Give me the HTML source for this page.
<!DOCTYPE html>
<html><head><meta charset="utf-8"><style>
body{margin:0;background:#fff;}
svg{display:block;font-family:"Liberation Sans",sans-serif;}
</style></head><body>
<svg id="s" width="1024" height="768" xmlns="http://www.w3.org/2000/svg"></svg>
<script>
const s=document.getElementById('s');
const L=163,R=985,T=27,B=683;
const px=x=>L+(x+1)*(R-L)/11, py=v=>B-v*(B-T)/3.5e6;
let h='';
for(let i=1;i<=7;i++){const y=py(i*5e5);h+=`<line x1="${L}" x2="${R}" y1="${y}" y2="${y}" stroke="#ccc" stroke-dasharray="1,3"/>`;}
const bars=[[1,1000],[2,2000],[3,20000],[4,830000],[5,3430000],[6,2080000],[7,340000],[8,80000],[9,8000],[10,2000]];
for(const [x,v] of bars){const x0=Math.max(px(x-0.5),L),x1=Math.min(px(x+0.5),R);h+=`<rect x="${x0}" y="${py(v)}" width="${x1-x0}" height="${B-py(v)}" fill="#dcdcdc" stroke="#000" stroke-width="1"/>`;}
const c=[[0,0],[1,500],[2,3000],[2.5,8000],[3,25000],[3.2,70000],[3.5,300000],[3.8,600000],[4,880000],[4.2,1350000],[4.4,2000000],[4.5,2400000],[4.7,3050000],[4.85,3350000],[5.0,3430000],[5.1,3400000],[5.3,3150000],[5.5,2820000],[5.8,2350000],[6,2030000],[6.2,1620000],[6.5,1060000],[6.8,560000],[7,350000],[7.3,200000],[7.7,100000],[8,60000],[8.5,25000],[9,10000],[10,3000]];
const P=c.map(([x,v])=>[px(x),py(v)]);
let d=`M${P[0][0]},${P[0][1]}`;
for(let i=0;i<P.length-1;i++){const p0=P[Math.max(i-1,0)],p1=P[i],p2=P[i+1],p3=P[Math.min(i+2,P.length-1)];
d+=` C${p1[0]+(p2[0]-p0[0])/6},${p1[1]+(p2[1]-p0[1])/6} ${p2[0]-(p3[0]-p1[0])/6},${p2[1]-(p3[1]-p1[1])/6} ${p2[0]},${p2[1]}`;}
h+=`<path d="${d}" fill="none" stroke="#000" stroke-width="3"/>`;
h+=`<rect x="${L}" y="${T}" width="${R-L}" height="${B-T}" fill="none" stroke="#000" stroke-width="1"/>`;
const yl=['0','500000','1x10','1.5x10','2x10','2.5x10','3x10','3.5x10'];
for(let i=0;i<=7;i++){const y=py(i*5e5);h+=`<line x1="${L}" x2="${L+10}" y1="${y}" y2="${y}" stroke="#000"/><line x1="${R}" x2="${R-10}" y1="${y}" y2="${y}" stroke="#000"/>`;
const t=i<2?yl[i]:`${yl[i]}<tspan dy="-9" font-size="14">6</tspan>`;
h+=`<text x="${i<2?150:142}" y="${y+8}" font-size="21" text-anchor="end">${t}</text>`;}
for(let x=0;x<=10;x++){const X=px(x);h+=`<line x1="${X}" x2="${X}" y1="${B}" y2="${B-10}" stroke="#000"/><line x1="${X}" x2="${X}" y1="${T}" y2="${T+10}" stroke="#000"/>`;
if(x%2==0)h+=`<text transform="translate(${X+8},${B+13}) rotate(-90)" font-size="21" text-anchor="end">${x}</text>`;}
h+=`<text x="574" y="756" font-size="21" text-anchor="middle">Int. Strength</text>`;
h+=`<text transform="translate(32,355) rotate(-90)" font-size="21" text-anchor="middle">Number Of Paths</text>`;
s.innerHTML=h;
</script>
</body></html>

==

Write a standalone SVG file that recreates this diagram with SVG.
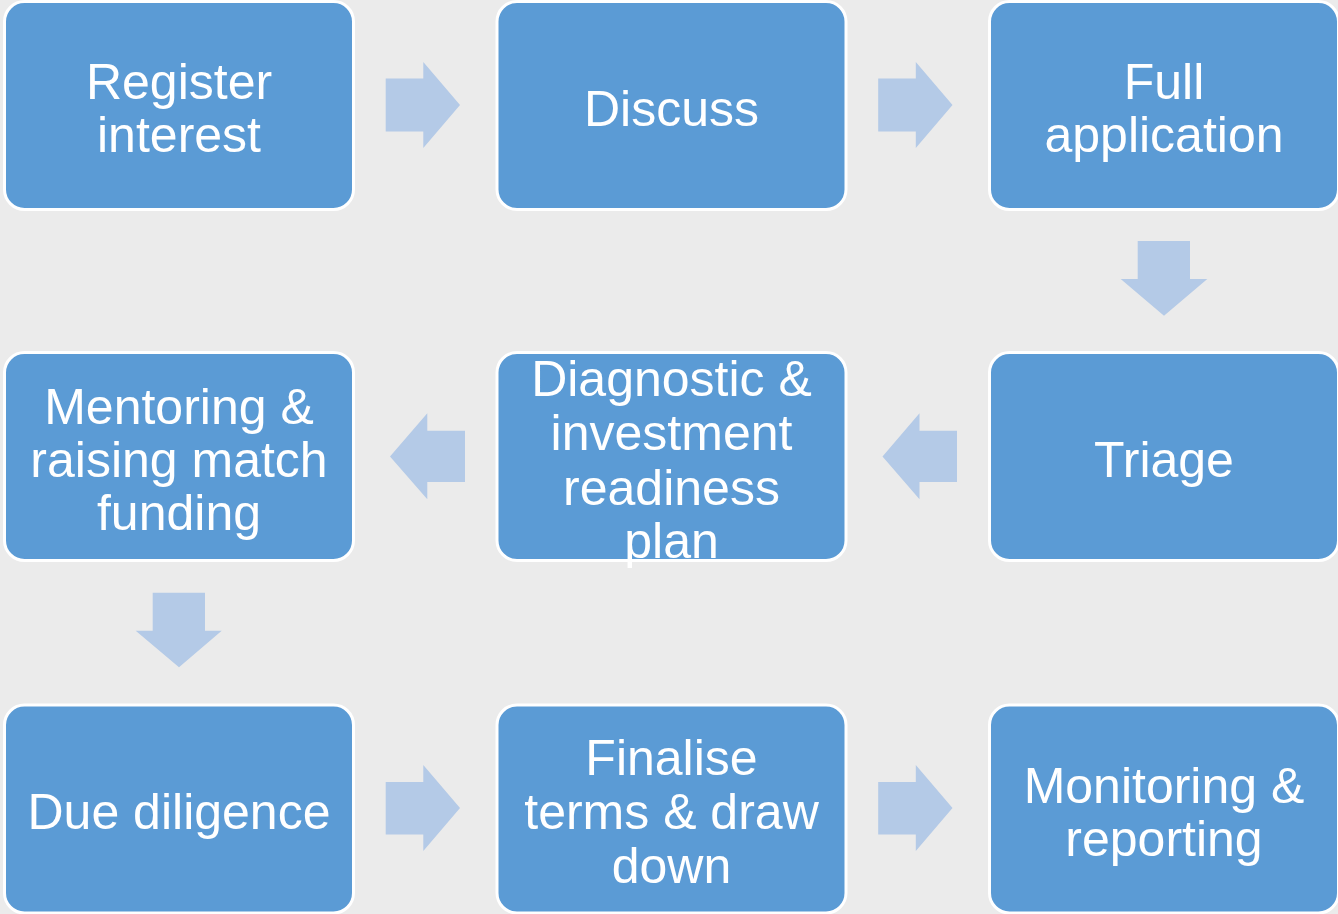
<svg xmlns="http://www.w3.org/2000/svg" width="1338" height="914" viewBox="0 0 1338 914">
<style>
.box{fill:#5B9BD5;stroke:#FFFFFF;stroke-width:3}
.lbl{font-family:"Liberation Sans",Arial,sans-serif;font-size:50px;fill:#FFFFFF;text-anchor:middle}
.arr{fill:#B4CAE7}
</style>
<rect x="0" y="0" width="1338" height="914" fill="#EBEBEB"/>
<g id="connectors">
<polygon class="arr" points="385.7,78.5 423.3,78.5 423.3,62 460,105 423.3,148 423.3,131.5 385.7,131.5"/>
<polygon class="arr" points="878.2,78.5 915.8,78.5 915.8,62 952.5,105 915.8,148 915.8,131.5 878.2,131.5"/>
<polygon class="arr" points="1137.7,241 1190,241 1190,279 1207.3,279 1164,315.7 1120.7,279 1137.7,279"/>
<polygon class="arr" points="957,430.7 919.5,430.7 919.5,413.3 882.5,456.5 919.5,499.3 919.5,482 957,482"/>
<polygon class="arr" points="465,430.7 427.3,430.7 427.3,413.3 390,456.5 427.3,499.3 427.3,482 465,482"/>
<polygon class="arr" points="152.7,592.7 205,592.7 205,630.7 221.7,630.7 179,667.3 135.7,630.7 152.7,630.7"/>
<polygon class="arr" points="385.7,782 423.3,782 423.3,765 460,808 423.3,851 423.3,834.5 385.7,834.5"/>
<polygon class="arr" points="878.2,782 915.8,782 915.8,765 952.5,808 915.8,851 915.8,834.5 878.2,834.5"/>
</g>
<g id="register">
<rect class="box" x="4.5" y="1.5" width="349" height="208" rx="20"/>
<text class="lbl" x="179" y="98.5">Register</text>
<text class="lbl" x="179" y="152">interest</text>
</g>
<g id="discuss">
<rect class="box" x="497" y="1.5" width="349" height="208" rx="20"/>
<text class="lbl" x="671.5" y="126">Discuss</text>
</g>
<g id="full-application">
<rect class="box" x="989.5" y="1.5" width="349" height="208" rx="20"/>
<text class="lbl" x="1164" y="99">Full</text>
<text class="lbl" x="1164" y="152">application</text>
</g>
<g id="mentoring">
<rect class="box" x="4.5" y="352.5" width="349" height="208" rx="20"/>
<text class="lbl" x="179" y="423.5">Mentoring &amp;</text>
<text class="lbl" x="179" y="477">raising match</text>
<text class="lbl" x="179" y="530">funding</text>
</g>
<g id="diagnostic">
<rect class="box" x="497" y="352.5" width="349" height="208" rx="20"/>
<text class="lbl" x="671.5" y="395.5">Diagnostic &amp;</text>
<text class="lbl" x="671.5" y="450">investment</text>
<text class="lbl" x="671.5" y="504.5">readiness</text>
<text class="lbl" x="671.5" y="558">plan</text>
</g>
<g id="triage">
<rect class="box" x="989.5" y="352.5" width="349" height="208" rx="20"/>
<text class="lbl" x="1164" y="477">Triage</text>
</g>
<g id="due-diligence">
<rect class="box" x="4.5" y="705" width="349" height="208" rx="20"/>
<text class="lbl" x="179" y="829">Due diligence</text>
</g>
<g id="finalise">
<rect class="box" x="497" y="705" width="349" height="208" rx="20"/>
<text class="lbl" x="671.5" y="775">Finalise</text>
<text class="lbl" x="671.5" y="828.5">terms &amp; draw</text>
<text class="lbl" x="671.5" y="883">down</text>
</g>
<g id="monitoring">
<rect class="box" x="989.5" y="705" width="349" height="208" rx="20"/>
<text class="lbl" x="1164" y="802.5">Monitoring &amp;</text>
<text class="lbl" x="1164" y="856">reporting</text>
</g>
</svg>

• **Written task**
Pick out the lines that have the word "this". Copy them all.

• **Response to the exercise**
Give me the HTML source for this page.
Write a standalone SVG file that recreates this diagram with SVG.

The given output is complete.